How do I solve an indefinite integral with a trigonometric substitution?

[mat331760298]

1. indefinite integral of 1/[(x^4)(sqrt(9x^2 -1))]

I'm looking for step by step help here. I use x=3secy and dx=3secytanydy to convert the top function to integral of: [3secytanydy]/[(tany)(3secy)^4]

I am not sure if this is right/how to get further

 

[Mark44]

1. indefinite integral of 1/[(x^4)(sqrt(9x^2 -1))]

I'm looking for step by step help here. I use x=3secy and dx=3secytanydy to convert the top function to integral of: [3secytanydy]/[(tany)(3secy)^4]

I am not sure if this is right/how to get further

I labelled by triangle with hypotenuse = 3x, adjacent side = 1, opp. side = sqrt(9x^2 - 1), with angle t.

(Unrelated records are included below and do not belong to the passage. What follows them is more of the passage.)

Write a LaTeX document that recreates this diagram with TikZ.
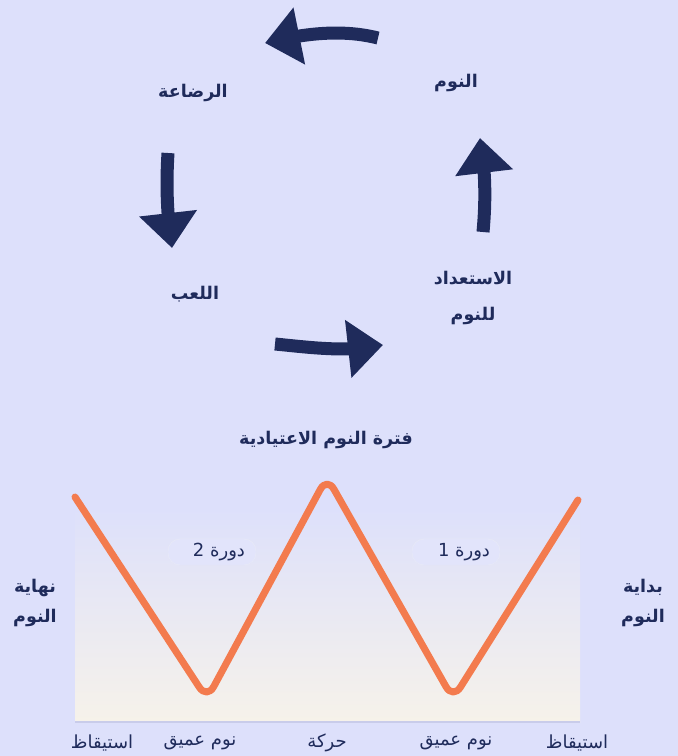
\documentclass[tikz,border=0pt]{standalone}
\usepackage{fontspec}
\TeXXeTstate=1
\newfontfamily\ar[Script=Arabic]{DejaVu Sans}
\usetikzlibrary{arrows.meta,bending}
\definecolor{bg}{HTML}{DDE0FB}
\definecolor{navy}{HTML}{1F2B5B}
\definecolor{orng}{HTML}{F37B4E}
\definecolor{cream}{HTML}{F6F2EA}
\definecolor{edge}{HTML}{C9CCEA}
\definecolor{pill}{HTML}{E2E4FB}
\begin{document}
\begin{tikzpicture}[x=1pt,y=-1pt,
  lbl/.style={font=\ar\bfseries\fontsize{17.5}{36}\selectfont, text=navy, align=center, inner sep=0pt},
  lbltight/.style={lbl, font=\ar\bfseries\fontsize{17.5}{30}\selectfont},
  small/.style={font=\ar\fontsize{18}{20}\selectfont, text=navy, inner sep=0pt},
  cyc/.style={line width=13pt, draw=navy, -{Triangle[length=35pt,width=56pt,flex]}},
  pillbox/.style={fill=pill, draw=edge!40, rounded corners=12pt, line width=0.4pt},
  wave/.style={draw=orng, line width=7pt, rounded corners=14pt, line cap=round, line join=round},
]
\fill[bg] (0,0) rectangle (678,756);
\useasboundingbox (0,0) rectangle (678,756);

% cycle labels
\node[lbl] (feed) at (193,93) {\beginR الرضاعة\endR};
\node[lbl] (sleep) at (456,83) {\beginR النوم\endR};
\node[lbl] (play) at (195,294) {\beginR اللعب\endR};
\node[lbl] (prep) at (473,298) {\beginR الاستعداد\endR\\\beginR للنوم\endR};

% cycle arrows
\coordinate (ts) at (378,38);  \coordinate (tt) at (265,43);
\coordinate (ls) at (168,153); \coordinate (lt) at (172,248);
\coordinate (bs) at (275,344); \coordinate (bt) at (383,345);
\coordinate (rs) at (483,232); \coordinate (rt) at (480,138);
\draw[cyc] (ts) .. controls (340.7,28.6) and (302.4,33.8) .. (tt);
\draw[cyc] (ls) .. controls (166,185) and (167,216.4) .. (lt);
\draw[cyc] (bs) .. controls (310.8,347.5) and (347.8,352.6) .. (bt);
\draw[cyc] (rs) .. controls (485.9,201.1) and (485.6,168.5) .. (rt);

% chart
\node[lbl] (title) at (326,440) {\beginR فترة النوم الاعتيادية\endR};
\shade[top color=bg, bottom color=cream] (75,507) rectangle (580,722);
\draw[edge, line width=1.5pt] (75,722) -- (580,722);

\node[pillbox, minimum width=88pt, minimum height=26pt] (p2) at (212,552) {};
\node[pillbox, minimum width=88pt, minimum height=26pt] (p1) at (456,552) {};
\node[small] (c2) at (219,552) {\beginR دورة 2\endR};
\node[small] (c1) at (464,552) {\beginR دورة 1\endR};

\coordinate (w0) at (75,497);
\coordinate (w1) at (207,699);
\coordinate (w2) at (327,477);
\coordinate (w3) at (453,699);
\coordinate (w4) at (578,500);
\draw[wave] (w0) -- (w1) -- (w2) -- (w3) -- (w4);

\node[lbltight] (end) at (35,603) {\beginR نهاية\endR\\\beginR النوم\endR};
\node[lbltight] (start) at (643,603) {\beginR بداية\endR\\\beginR النوم\endR};

\node[small] (b1) at (102,743) {\beginR استيقاظ\endR};
\node[small] (b2) at (200,743) {\beginR نوم عميق\endR};
\node[small] (b3) at (327,743) {\beginR حركة\endR};
\node[small] (b4) at (456,743) {\beginR نوم عميق\endR};
\node[small] (b5) at (577,743) {\beginR استيقاظ\endR};
\end{tikzpicture}
\end{document}
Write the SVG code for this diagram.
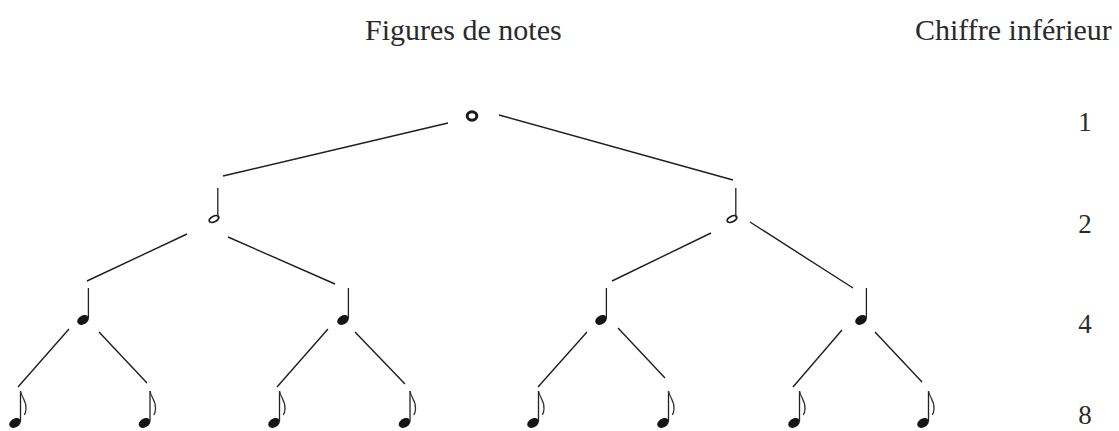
<svg xmlns="http://www.w3.org/2000/svg" xmlns:xlink="http://www.w3.org/1999/xlink" width="1119" height="431" viewBox="0 0 1119 431">
<style>
.title{font-family:"Liberation Serif","Times New Roman",serif;font-size:30px;fill:#2a2a2a}
.num{font-family:"Liberation Serif","Times New Roman",serif;font-size:27px;fill:#2a2a2a;text-anchor:middle}
.conn line{stroke:#1e1e1e;stroke-width:1.4;fill:none}
.stem{stroke:#222;stroke-width:1.3;fill:none}
</style>
<defs>
<symbol id="whole" overflow="visible">
<ellipse cx="0" cy="0" rx="4.8" ry="4.2" fill="none" stroke="#1a1a1a" stroke-width="3"/>
</symbol>
<symbol id="half" overflow="visible">
<ellipse cx="0" cy="0" rx="5.2" ry="2.8" transform="rotate(-25)" fill="none" stroke="#1a1a1a" stroke-width="1.7"/>
<line class="stem" x1="3.8" y1="-1.5" x2="3.8" y2="-31"/>
</symbol>
<symbol id="quarter" overflow="visible">
<ellipse cx="0" cy="0" rx="6.2" ry="4.4" transform="rotate(-30)" fill="#151515"/>
<line class="stem" x1="5.4" y1="-1.5" x2="5.4" y2="-32"/>
</symbol>
<symbol id="eighth" overflow="visible">
<ellipse cx="0" cy="0" rx="6.2" ry="4.4" transform="rotate(-30)" fill="#151515"/>
<line class="stem" x1="5.5" y1="-1.5" x2="5.5" y2="-32"/>
<path d="M5.5,-32 C6.5,-25 11.5,-23 11,-14 C10.8,-11 10,-9 9.3,-8" fill="none" stroke="#333" stroke-width="1.3"/>
</symbol>
</defs>
<rect width="1119" height="431" fill="#ffffff"/>
<text class="title" x="365" y="40">Figures de notes</text>
<text class="title" x="915" y="40">Chiffre inférieur</text>
<g id="labels">
<text class="num" x="1085" y="131">1</text>
<text class="num" x="1085" y="233">2</text>
<text class="num" x="1085" y="333">4</text>
<text class="num" x="1085" y="424">8</text>
</g>
<g id="connectors" class="conn">
<line x1="448" y1="123" x2="223" y2="176"/>
<line x1="499" y1="115" x2="733" y2="180"/>
<line x1="187" y1="234" x2="87" y2="281"/>
<line x1="228" y1="237" x2="335" y2="284"/>
<line x1="711" y1="233" x2="612" y2="281"/>
<line x1="750" y1="222" x2="853" y2="288"/>
<line x1="69" y1="329" x2="18" y2="387"/>
<line x1="99" y1="332" x2="147" y2="383"/>
<line x1="328" y1="329" x2="277" y2="387"/>
<line x1="355" y1="332" x2="405" y2="384"/>
<line x1="587" y1="332" x2="538" y2="387"/>
<line x1="618" y1="328" x2="665" y2="378"/>
<line x1="842" y1="330" x2="793" y2="387"/>
<line x1="875" y1="332" x2="922" y2="382"/>
</g>
<g id="n-whole"><use xlink:href="#whole" x="472" y="116"/></g>
<g id="n-half1"><use xlink:href="#half" x="214" y="219"/></g>
<g id="n-half2"><use xlink:href="#half" x="732" y="219"/></g>
<g id="n-q1"><use xlink:href="#quarter" x="83" y="320"/></g>
<g id="n-q2"><use xlink:href="#quarter" x="343" y="320"/></g>
<g id="n-q3"><use xlink:href="#quarter" x="601" y="320"/></g>
<g id="n-q4"><use xlink:href="#quarter" x="861" y="320"/></g>
<g id="n-e1"><use xlink:href="#eighth" x="15" y="423"/></g>
<g id="n-e2"><use xlink:href="#eighth" x="144.5" y="423"/></g>
<g id="n-e3"><use xlink:href="#eighth" x="274" y="423"/></g>
<g id="n-e4"><use xlink:href="#eighth" x="404.5" y="423"/></g>
<g id="n-e5"><use xlink:href="#eighth" x="533" y="423"/></g>
<g id="n-e6"><use xlink:href="#eighth" x="663" y="423"/></g>
<g id="n-e7"><use xlink:href="#eighth" x="794" y="423"/></g>
<g id="n-e8"><use xlink:href="#eighth" x="923" y="423"/></g>
</svg>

So sec t = 3x ==> x = 1/3 sec t
dx = 1/3 sec t * tan t * dt
sqrt(9x^2 -1) = tan t

Then,
\int \frac{dx}{x^4 \sqrt{9x^2 - 1}} = \int \frac{1/3 sec(t)tan(t)dt}{(1/3)^4 sec^4(t)~tan(t)}
Can you continue from there?

 

[mat331760298]

do you get integral of:27*(cost)^3 dt ?

 

[Mark44]

Yes.

 

[mat331760298]

then you integrate to get 27(sint-(1/3)(sint)^3) and use opp side over hypotenuse to replace with sint?

 

[Mark44]

Yes. After you get the antiderivative, undo your substitution, and you'll be done.